Love your enemy.
As your life has gone, you’ve never been much of a winner. Albeit you reached the rank of Runner-up, thinking of how close you were makes you bitter. Encountering people with differing ideologies and preferences makes you frustrated and annoyed as if those other human beings are attached to you like glue. You curse them militantly, strategically reinforcing the perception of their stupidity. Of course you never announce these crimes with your lips for that is out of character. After all, you’ve rehearsed this play before. You are hateful behind the curtain, but never dare to let the facade fade.
You say you love well, but when you’re in a dry spell you treat others like hell. You claim you are a well-mannered person, full of compassion, care, and consideration, yet one examination of how you spoke to your mother on the phone last week reveals the apathy you have for even the woman who gave you life.

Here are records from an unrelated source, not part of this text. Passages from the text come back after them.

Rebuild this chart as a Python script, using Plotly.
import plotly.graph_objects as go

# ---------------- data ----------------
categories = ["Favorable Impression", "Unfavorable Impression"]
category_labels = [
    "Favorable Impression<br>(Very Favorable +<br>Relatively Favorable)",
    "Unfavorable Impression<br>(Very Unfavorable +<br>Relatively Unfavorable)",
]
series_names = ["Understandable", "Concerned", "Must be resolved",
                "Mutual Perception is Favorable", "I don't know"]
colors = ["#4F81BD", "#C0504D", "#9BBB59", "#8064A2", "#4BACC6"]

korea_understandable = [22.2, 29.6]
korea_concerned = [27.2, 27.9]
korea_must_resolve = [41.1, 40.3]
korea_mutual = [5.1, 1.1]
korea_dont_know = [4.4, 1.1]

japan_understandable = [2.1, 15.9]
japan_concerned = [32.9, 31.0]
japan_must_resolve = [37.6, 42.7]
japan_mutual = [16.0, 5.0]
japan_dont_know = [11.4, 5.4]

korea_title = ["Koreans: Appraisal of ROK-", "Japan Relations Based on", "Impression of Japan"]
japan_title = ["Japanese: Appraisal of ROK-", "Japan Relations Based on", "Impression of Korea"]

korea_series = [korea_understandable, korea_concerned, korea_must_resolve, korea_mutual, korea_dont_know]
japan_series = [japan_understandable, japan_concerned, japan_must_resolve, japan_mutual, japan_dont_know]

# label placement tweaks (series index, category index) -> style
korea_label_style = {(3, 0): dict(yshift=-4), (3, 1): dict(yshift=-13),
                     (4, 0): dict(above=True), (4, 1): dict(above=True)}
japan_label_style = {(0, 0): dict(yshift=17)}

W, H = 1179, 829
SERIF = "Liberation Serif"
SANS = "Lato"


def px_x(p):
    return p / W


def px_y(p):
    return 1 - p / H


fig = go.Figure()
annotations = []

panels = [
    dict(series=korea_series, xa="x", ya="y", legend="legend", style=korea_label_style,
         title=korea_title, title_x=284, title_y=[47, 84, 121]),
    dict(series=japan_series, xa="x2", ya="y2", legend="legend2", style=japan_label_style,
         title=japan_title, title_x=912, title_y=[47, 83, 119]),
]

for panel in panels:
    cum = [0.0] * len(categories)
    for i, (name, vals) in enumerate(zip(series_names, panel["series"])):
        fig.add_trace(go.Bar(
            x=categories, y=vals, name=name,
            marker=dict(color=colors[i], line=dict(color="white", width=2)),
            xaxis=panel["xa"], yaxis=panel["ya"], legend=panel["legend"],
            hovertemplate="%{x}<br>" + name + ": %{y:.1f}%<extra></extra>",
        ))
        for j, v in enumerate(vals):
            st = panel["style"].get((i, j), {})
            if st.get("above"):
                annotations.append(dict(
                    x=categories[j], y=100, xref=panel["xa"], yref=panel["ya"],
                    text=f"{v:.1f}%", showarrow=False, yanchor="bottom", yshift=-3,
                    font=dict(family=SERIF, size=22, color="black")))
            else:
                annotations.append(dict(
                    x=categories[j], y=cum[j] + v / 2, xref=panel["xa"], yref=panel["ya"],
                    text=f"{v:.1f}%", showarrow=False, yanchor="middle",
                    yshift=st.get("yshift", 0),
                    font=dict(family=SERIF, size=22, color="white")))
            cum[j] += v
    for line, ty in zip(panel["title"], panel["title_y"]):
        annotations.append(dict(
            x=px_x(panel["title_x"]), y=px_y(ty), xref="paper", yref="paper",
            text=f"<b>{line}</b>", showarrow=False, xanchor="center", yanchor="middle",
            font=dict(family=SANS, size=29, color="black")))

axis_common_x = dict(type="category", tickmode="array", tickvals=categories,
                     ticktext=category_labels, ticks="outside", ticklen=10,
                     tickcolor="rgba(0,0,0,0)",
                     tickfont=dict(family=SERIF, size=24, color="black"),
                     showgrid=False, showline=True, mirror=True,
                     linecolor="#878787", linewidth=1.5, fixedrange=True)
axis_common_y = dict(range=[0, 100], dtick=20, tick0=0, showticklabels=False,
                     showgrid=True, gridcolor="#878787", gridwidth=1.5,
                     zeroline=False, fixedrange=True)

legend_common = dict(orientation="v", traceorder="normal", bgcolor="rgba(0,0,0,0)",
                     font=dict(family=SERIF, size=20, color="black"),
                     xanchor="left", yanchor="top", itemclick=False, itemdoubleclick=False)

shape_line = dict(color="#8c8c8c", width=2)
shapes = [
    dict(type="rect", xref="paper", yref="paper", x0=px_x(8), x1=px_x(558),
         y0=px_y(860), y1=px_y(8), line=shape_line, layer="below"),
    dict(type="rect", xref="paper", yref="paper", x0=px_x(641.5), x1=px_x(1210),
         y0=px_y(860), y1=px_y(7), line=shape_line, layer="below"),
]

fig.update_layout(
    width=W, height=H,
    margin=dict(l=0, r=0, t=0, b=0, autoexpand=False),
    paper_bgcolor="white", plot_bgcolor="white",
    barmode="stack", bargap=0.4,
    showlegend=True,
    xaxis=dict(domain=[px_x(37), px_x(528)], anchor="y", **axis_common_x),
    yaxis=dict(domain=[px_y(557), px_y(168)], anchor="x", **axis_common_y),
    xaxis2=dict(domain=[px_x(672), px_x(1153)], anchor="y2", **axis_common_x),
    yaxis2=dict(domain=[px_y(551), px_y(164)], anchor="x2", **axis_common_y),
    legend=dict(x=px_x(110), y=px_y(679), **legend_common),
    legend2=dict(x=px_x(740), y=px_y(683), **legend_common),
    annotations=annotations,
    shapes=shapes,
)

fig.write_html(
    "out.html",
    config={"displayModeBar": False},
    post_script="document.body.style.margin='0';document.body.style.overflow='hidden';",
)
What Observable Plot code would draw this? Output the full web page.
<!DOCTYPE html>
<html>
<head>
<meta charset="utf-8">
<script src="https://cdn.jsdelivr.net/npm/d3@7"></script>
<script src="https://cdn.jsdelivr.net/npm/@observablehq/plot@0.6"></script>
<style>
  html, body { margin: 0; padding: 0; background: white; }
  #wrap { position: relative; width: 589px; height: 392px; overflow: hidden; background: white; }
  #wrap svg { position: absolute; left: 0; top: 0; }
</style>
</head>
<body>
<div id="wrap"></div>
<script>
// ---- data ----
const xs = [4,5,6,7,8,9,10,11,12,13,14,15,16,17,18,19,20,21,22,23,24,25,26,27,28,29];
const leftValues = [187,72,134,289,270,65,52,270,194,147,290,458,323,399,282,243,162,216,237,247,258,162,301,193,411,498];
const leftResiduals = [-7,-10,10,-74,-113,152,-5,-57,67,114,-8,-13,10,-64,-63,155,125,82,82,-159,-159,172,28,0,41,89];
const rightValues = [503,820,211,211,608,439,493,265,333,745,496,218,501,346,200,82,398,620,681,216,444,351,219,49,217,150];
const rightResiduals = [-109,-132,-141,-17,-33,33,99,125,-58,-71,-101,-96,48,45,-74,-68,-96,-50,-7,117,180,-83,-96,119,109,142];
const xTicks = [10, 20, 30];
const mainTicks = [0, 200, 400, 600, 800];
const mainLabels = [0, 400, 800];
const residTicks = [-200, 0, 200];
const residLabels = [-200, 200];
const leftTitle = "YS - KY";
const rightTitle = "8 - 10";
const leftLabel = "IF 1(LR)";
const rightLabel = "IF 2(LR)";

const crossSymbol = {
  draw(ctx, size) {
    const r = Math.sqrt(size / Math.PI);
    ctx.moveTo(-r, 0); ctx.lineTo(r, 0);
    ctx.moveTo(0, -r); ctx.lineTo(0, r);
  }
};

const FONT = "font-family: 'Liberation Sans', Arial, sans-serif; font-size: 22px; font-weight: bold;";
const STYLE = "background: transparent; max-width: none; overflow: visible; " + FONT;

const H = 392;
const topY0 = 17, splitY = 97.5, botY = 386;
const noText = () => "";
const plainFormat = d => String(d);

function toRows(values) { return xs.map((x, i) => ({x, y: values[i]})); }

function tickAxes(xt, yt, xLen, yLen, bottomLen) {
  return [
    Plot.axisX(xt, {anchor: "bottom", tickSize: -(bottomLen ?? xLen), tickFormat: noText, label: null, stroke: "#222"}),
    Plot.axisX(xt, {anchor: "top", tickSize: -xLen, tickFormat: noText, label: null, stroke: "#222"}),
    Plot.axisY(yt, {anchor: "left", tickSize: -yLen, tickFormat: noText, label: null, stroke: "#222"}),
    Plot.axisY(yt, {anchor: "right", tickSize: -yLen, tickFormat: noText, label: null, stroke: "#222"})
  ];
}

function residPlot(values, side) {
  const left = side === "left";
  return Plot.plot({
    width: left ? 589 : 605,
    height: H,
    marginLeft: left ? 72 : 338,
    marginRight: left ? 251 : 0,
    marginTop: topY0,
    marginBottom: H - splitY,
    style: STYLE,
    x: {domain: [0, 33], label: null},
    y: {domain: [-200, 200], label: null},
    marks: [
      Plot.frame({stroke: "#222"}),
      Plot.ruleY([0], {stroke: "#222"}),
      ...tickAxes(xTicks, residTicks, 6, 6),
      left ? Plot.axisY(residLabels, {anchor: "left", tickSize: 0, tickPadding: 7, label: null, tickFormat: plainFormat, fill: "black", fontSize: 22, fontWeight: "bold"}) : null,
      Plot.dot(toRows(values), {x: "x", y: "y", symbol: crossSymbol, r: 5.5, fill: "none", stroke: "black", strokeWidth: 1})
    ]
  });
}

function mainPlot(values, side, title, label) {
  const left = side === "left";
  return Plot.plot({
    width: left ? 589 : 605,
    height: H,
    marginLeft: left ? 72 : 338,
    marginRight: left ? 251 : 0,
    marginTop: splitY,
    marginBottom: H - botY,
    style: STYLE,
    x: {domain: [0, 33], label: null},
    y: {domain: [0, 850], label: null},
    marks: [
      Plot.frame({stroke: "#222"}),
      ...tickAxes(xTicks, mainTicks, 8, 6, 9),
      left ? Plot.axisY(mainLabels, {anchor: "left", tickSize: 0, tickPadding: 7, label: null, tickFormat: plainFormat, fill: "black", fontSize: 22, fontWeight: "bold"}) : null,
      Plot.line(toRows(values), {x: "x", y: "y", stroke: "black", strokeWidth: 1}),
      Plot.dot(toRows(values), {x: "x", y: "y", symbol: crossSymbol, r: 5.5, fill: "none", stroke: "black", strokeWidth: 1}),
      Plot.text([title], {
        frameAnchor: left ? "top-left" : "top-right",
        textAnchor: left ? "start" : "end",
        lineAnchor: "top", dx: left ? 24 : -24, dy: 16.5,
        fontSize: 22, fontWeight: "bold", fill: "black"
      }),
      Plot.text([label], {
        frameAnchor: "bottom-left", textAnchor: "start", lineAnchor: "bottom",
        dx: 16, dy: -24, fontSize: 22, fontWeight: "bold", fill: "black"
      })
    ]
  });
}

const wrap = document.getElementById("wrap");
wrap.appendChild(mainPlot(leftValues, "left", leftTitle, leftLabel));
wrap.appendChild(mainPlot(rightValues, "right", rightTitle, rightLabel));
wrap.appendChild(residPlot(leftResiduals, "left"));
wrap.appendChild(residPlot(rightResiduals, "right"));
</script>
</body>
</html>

The woman who gave you life.
Still, you hate those who care the most because they know how broken you are. Other people are the problem. You may struggle, but it is they who fall.
They are frustrated from their collected file of feuds.
They are groaning from their demoralizing gross of games.
They are hurt from their exhaustive home of hues.
And so are you.
Would you claim to know everything at any one point in time? Why then, do you act as though you do. Why then, do you treat others as less human than you?
You prove nothing of love by treating those who love you with rectitude. Anyone can love those who treat them well. In your pride you say you respect them for who they are, but in your inner-person you are vain and simply look forward to the reflection of yourself you see in them.
Let off your haughtiness and self-admiration. As they bring you down, you realize what is happening, but they are the only companions you’ve ever known. So you hold on to the very things that have brought on your destruction. If you do not learn to love your enemy, what is to say you won’t become apathetic to those currently called friend?
The truth is that you choose who and what to forgive. The proper struggle to be militant in is loving both those who hate you and those called friend, forgiving often and making amends.